How Do Home Educated Children Socialise? | The Myth of Homeschool Isolation

How Do Home Educated Children Socialise? | The Myth of Homeschool Isolation

Do you worry about homeschooling socialisation?

Home ed children thrive through hands-on experiences and mixed-age friendships, learning together, not just side by side.

 

One of the most persistent myths about home education is that it leaves children socially isolated. It’s a tired stereotype that keeps resurfacing - often from well-meaning relatives, concerned strangers, or parents unfamiliar with the realities of home education.

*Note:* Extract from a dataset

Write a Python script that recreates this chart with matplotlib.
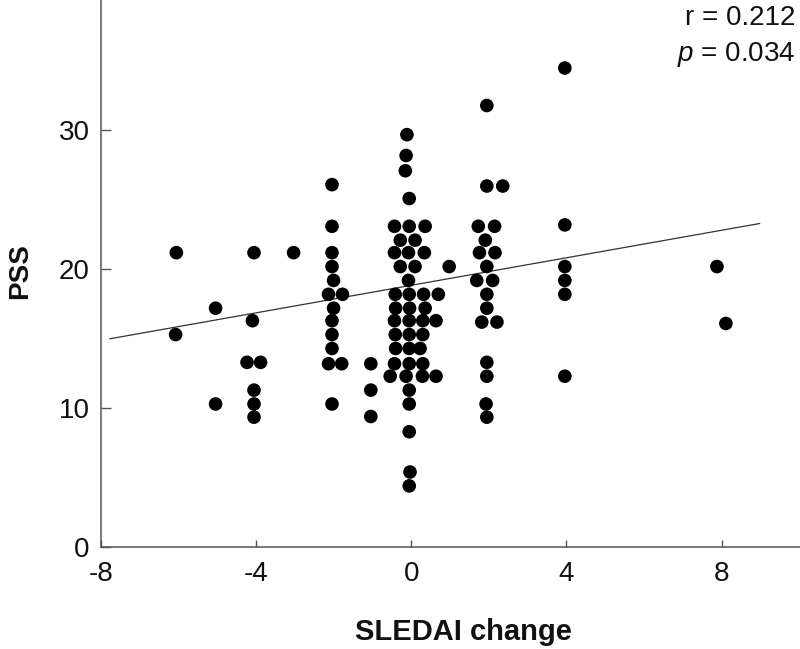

But here’s the truth: home-educated children don’t lack social interaction. In fact, they often enjoy richer, more meaningful connections than their school-going peers. Socialisation isn’t about being surrounded by people all day, it’s about forming authentic relationships that nurture confidence, empathy, and a sense of belonging.

 

Real connections, not forced associations

School settings tend to group children by age and geography, not by interest or personality. Many friendships in school are born of convenience or necessity. Once we leave the classroom, we all know those ties don’t always last. As adults, our friendships are shaped by shared interests and values, not birth year.

Children thrive in the same way. Home education offers them the freedom to socialise naturally—across ages, backgrounds, and communities. Whether it's a science club, a beach meet-up, forest school, or a museum trip, the connections formed in these spaces are often more intentional and grounded in shared passions.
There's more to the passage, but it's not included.